Sochi é na Rússia, mas não é Rússia

O povo russo aos olhos do mundo é resumido a um bêbado que não trabalha, que passeia na linha da legalidade com o seu passo ébrio e com uma despreocupação de quem nunca irá provar uma ressaca

Foto
Eric Gaillard/Reuters

As fotos de Sochi já não retratam nada de novo, as caricaturas humanas a fingir serem atropeladas e a troca de punhos posterior, os incrivelmente embriagados e as suas aventuras, os improvisos e soluções que parecem criar mais um problema do que resolvê-lo, já testemunhavam na Internet a natureza improvável russa.

O povo russo aos olhos do mundo é resumido a um bêbado que não trabalha, que passeia na linha da legalidade com o seu passo ébrio e com uma despreocupação de quem nunca irá provar uma ressaca.

Estou na Rússia há mais de seis meses.

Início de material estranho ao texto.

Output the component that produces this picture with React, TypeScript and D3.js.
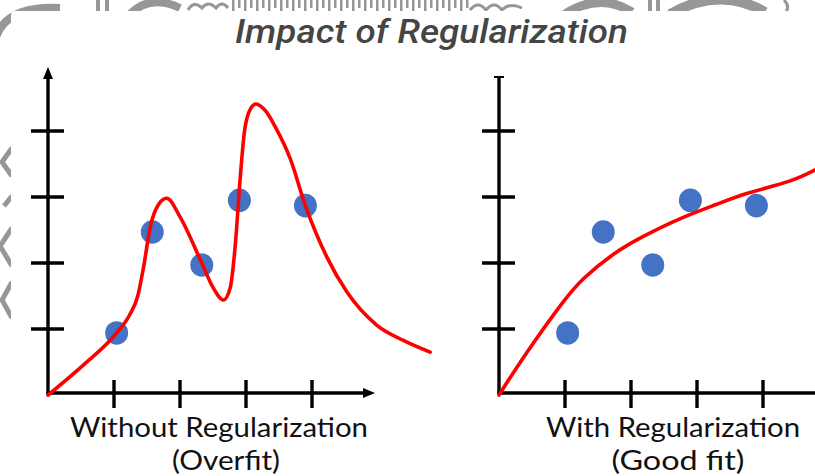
import React from "react";
import * as d3 from "d3";

// ---------- data ----------
const pointX = [1.04, 1.58, 2.33, 2.9, 3.9];
const pointY = [0.94, 2.47, 1.97, 2.95, 2.87];

const overfitX = [0, 0.53, 1.04, 1.24, 1.36, 1.45, 1.55, 1.67, 1.8, 2.0, 2.33, 2.5, 2.66, 2.76, 2.84, 2.91, 2.98, 3.07, 3.15, 3.3, 3.45, 3.67, 3.9, 4.22, 4.53, 4.98, 5.4, 5.79];
const overfitY = [0, 0.45, 0.94, 1.22, 1.5, 1.95, 2.55, 2.88, 2.98, 2.7, 2.0, 1.63, 1.44, 1.62, 2.3, 3.26, 4.02, 4.34, 4.41, 4.3, 4.05, 3.58, 2.87, 2.1, 1.56, 1.06, 0.82, 0.65];

const goodX = [0, 0.42, 0.95, 1.3, 1.73, 2.18, 2.74, 3.3, 3.78, 4.4, 4.79];
const goodY = [0, 0.64, 1.38, 1.78, 2.13, 2.4, 2.67, 2.89, 3.06, 3.24, 3.41];

const ticks = [1, 2, 3, 4];
const titleText = "Impact of Regularization";
const leftLabel = ["Without Regularization", "(Overfit)"];
const rightLabel = ["With Regularization", "(Good fit)"];

// ---------- layout ----------
const W = 815;
const H = 476;
const yScale = d3.scaleLinear().domain([0, 1]).range([395, 329]);
const xLeft = d3.scaleLinear().domain([0, 1]).range([48, 114]);
const xRight = d3.scaleLinear().domain([0, 1]).range([499, 565]);

const RED = "#ff0000";
const BLUE = "#4472c4";
const AX = 3.4;

type Pt = [number, number];

function Panel({
  xs,
  curveX,
  curveY,
  arrows,
  xMax,
  yMax,
  curve,
}: {
  xs: d3.ScaleLinear<number, number>;
  curveX: number[];
  curveY: number[];
  arrows: boolean;
  xMax: number;
  yMax: number;
  curve: d3.CurveFactory;
}) {
  const line = d3
    .line<Pt>()
    .x((d) => xs(d[0]))
    .y((d) => yScale(d[1]))
    .curve(curve);
  const pts: Pt[] = curveX.map((x, i) => [x, curveY[i]]);
  const x0 = xs(0);
  const y0 = yScale(0) - 2;
  const xEnd = xs(xMax);
  const yTop = yScale(yMax);
  return (
    <g>
      {/* axes */}
      <line x1={x0} y1={y0 + 1.5} x2={x0} y2={arrows ? yTop + 8 : yTop} stroke="#000" strokeWidth={AX} />
      <line x1={x0 - 1.5} y1={y0} x2={arrows ? xEnd - 8 : xEnd} y2={y0} stroke="#000" strokeWidth={AX} />
      {arrows ? (
        <>
          <path d={`M${x0},${yTop} L${x0 - 5},${yTop + 12} L${x0 + 5},${yTop + 12} Z`} fill="#000" />
          <path d={`M${xEnd},${y0} L${xEnd - 12},${y0 - 5} L${xEnd - 12},${y0 + 5} Z`} fill="#000" />
        </>
      ) : (
        <line x1={x0 - 5} y1={yTop} x2={x0 + 5} y2={yTop} stroke="#000" strokeWidth={2} />
      )}
      {ticks.map((t) => (
        <line key={"yt" + t} x1={x0 - 17} x2={x0 + 16} y1={yScale(t)} y2={yScale(t)} stroke="#000" strokeWidth={AX} />
      ))}
      {ticks.map((t) => (
        <line key={"xt" + t} x1={xs(t)} x2={xs(t)} y1={y0 - 13} y2={y0 + 15} stroke="#000" strokeWidth={AX} />
      ))}
      {/* points */}
      {pointX.map((x, i) => (
        <ellipse key={"p" + i} cx={xs(x)} cy={yScale(pointY[i])} rx={11.5} ry={11.8} fill={BLUE} />
      ))}
      {/* curve */}
      <path d={line(pts) || ""} fill="none" stroke={RED} strokeWidth={3.6} strokeLinejoin="round" strokeLinecap="round" />
    </g>
  );
}

function Background() {
  const g = "#8c8c8c";
  const bars = d3.range(232, 470, 6);
  return (
    <g fill="none" stroke={g} strokeWidth={5} opacity={0.9}>
      <path d="M-5,40 Q5,5 60,8" strokeWidth={8} />
      <rect x={96} y={0} width={4} height={11} fill={g} stroke="none" />
      <rect x={105} y={0} width={4} height={11} fill={g} stroke="none" />
      <path d="M130,14 Q150,-6 180,8" strokeWidth={8} />
      <path d="M188,10 q6,-10 14,-2 q6,-8 14,0 q6,-8 12,0" strokeWidth={3} />
      {bars.map((b) => (
        <rect key={b} x={b} y={0} width={2.5} height={b % 12 === 4 ? 11 : 8} fill={g} stroke="none" />
      ))}
      <path d="M470,10 q8,-10 16,0 q8,-10 16,0 q8,-8 20,-2" strokeWidth={3} />
      <path d="M565,14 Q600,-8 632,12" strokeWidth={9} />
      <rect x={648} y={0} width={4} height={11} fill={g} stroke="none" />
      <rect x={656} y={0} width={4} height={11} fill={g} stroke="none" />
      <path d="M670,14 Q720,-14 765,12" strokeWidth={10} />
      <path d="M784,0 q6,6 2,12" strokeWidth={3} />
      <path d="M12,148 L2,162 L12,176" strokeWidth={5} />
      <path d="M12,196 L4,206" strokeWidth={5} />
      <path d="M12,228 L0,246 L12,266" strokeWidth={5} />
      <path d="M12,282 L2,300 L12,318" strokeWidth={5} />
    </g>
  );
}

export default function App() {
  return (
    <svg
      width={W}
      height={H}
      viewBox={`0 0 ${W} ${H}`}
      style={{ position: "absolute", left: 0, top: 0, display: "block", background: "#fff" }}
    >
      <Background />
      <rect x={11} y={11} width={W} height={H} fill="#fff" rx={4} />
      <text
        x={431.5}
        y={43}
        textAnchor="middle"
        fontFamily="Roboto, sans-serif"
        fontStyle="italic"
        fontWeight={500}
        fontSize={34}
        fill="#454545"
        textLength={393}
        lengthAdjust="spacingAndGlyphs"
      >
        {titleText}
      </text>
      <Panel xs={xLeft} curveX={overfitX} curveY={overfitY} arrows={true} xMax={(375 - 48) / 66} yMax={(395 - 67) / 66} curve={d3.curveMonotoneX} />
      <Panel xs={xRight} curveX={goodX} curveY={goodY} arrows={false} xMax={5.2} yMax={(395 - 77) / 66} curve={d3.curveNatural} />
      <g fontFamily="Lato, 'Open Sans', sans-serif" fontSize={26} fill="#111" textAnchor="middle">
        <text x={219} y={437} textLength={298} lengthAdjust="spacingAndGlyphs">{leftLabel[0]}</text>
        <text x={226} y={470} textLength={108} lengthAdjust="spacingAndGlyphs">{leftLabel[1]}</text>
        <text x={673} y={437} textLength={254} lengthAdjust="spacingAndGlyphs">{rightLabel[0]}</text>
        <text x={678} y={470} textLength={133} lengthAdjust="spacingAndGlyphs">{rightLabel[1]}</text>
      </g>
    </svg>
  );
}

Confesso que a imagem acima era a imagem com que vim. Porém, e ainda bem, alterou-se. Forçando conversas um pouco sensíveis e testemunhando em primeira mão consegui desenhar um rosto russo mais delineado, com contornos antes desconhecidos.

Muito se fala e especula sobre o Presidente Vladimir Putin. Esta figura aparece como central e com um certo culto à imagem. Coisa perigosa, pois todos aqueles que o fizeram na história não o fizeram por boas razões. Mas as razões pelas quais o povo russo o permite é pela simples razão de hábito. Não me interpretem mal, não estou a dizer que o povo russo simplesmente gosta de estar nas mãos de um único homem. O povo russo porém conhece o seu tamanho, o que para nós, pequeno Portugal, é uma noção que transcende a nossa consciência. Sendo o maior país do mundo em termos geográficos e com uma grande variedade de povos, com história e culturas diversas, a Rússia necessita união. Ora, essa necessidade é de extrema importância para a continuação deste “maior país do mundo”, e quem está no poder terá que ser uma figura forte para aguentar as rédeas de tantos cavalos. Pois é certo que mais tarde ou mais cedo algum dará um coice por não querer puxar mais a carroça. Os casos terroristas em Volvogrado são um infeliz exemplo.

A figura de homem forte, activo e atlético não é só a de Putin como também o do homem ideal russo. Não esquecendo a sua capacidade de aguentar o álcool e frio extremo. O álcool aqui é para celebrar, tudo. Num Inverno que não deixa passear mais que vinte minutos sem te congelar os dedos dos pés, por mais meias e botas quentes que se leve (o meu máximo foram quatro meias de lã e umas botas com pêlo no interior), o convívio entre as pessoas limita-se ao local de trabalho. Mas quando é Sexta, é para aterrar. E quando digo aterrar, digo-o literalmente. Já conto por mais dedos de uma mão os que vi cair na neve, cabeça primeiro. Mulheres inclusive, que não largam os saltos altos, e que caminham pelo gelo soluçando vodka. Para ajudar, os supermercados não vendem bebidas alcoólicas depois das dez horas. Por isso antes dessa hora já conseguimos ver autênticos zombies que invés de procurarem cérebros procuram álcool e falam russo pela rua.

Os improvisos e soluções perigosas são de facto uma constante, pelo simples raciocínio “se funciona está bom”. A janela da minha varanda não abre, solução do meu senhorio — “não abra a janela”, e pronto. Isto é um contraste enorme quando se chega mais próximo ao dia-a-dia russo. Têm um dos mais eficientes meios de transportes públicos, com autocarros eléctricos (alimentados por cima) e eléctricos como os de Lisboa mas maiores e que vão mais longe, cujos bilhetes são 35 cent.. Os táxis estão à distância de uma sms ou de uma simples chamada que te indica a matrícula e o tempo de espera. Os bares batem em termos de design os europeus, com campainhas electrónicas nas mesas com botões para pedir, informações e ou o recibo. A Internet fica no router e ao se mudar de casa basta levar o router que se tem acesso, por apenas 10 euros ao mês. Os tarifários de comunicação normal, e até abusiva, não passam dos 5€. A preocupação desportiva latente na presença de parques de treino físico em todos os bairros contrasta com a negligência em tantos outros aspectos.

Mas Sochi foi falta de preparação. Mas não se deixem enganar pela imagem pintada por jornalistas que passam duas semanas num sítio que não reflecte de todo a realidade russa.